If someone just types the advertisers name into the browser, it will go via the search engine in most cases. It means the impact of all your other channels that are creating the demand in the first place have their value diluted unfairly.
So advertisers, please, take brand search out of your attribution funnel. By all means continue to execute it to protect your valuable search engine results pages. If finance need to see a report that shows the value of this, then give them every sale that other channels have not touched.
However please don’t hurt your efforts at upper funnel advertising by attributing their sales to brand search.
5. Comparing apples and oranges
The old truism is that there are lies, damned lies and statistics. In no sphere is this truer than media measurement, though we often call it by a different name, comparing apples and oranges.

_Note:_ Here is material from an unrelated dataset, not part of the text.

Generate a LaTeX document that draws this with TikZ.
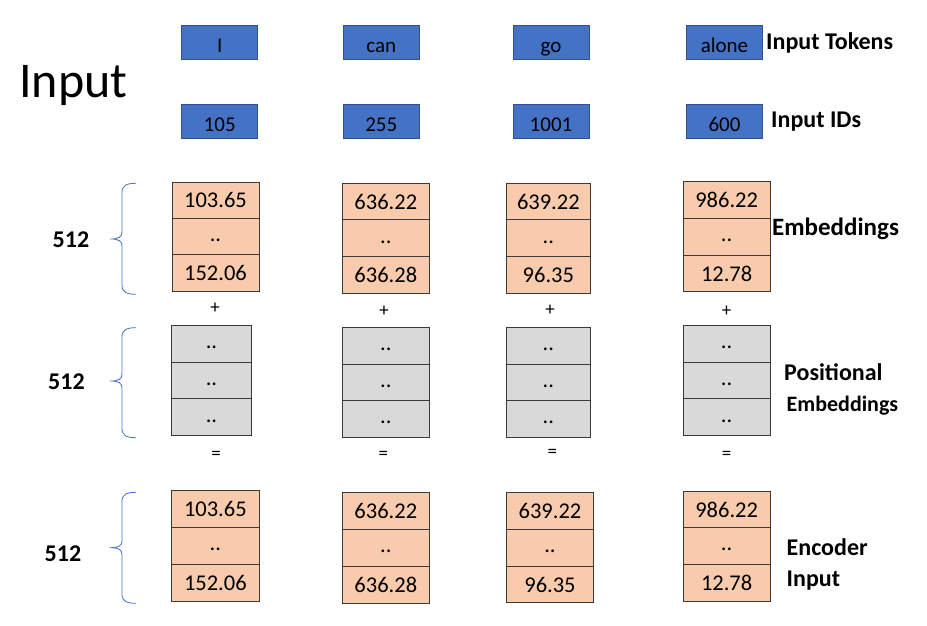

In simple terms, not all channels and tactics can be compared on the same metrics. Its simply not comparing like for like. Some examples I have come across just make me shudder.
“Display results are not as good as search results”. Apples and oranges answer. Of course not, search includes brand search which as per the previous point is not comparable as the user already wants to go to the site. A better comparison is prospecting with generic search.
“Prospecting results are not as good as retargeting results”. Apples and oranges answer. Of course not, someone in your retargeting pool has already shown a user intention towards your brand. They are much more likely to buy anyway. If you can see the incremental results things should look different.
There are numerous other examples it would take too long to go through here. The point is that every channel has to be understood in the context of user intention and what we are trying to persuade the user to do.
The only truly comparable number would be marginal or incremental sales, the holy grail of media attribution. Incremental sales are something it is impossible to measure with 100% precision today but by following best practice and using available technology and with media understanding we can get close.
A better future
I am not saying that we will never be able to achieve perfect measurement and attribution however I hope and believe that if advertisers and media practitioners at least understand the concepts outlined above we can build a better future for advertising.
A better understanding of the value of advertising would be transformative for the industry. I would encourage all advertisers to invest a proportion of their media budget on attribution and invest in third party technology and independent expertise to take their business forward.
If they do it will lead to better returns for advertisers, a fairer media allocation for publishers and lower the distasteful elements in our industry.
At Canton if we can be famous for anything it would be being a part of fixing media measurement.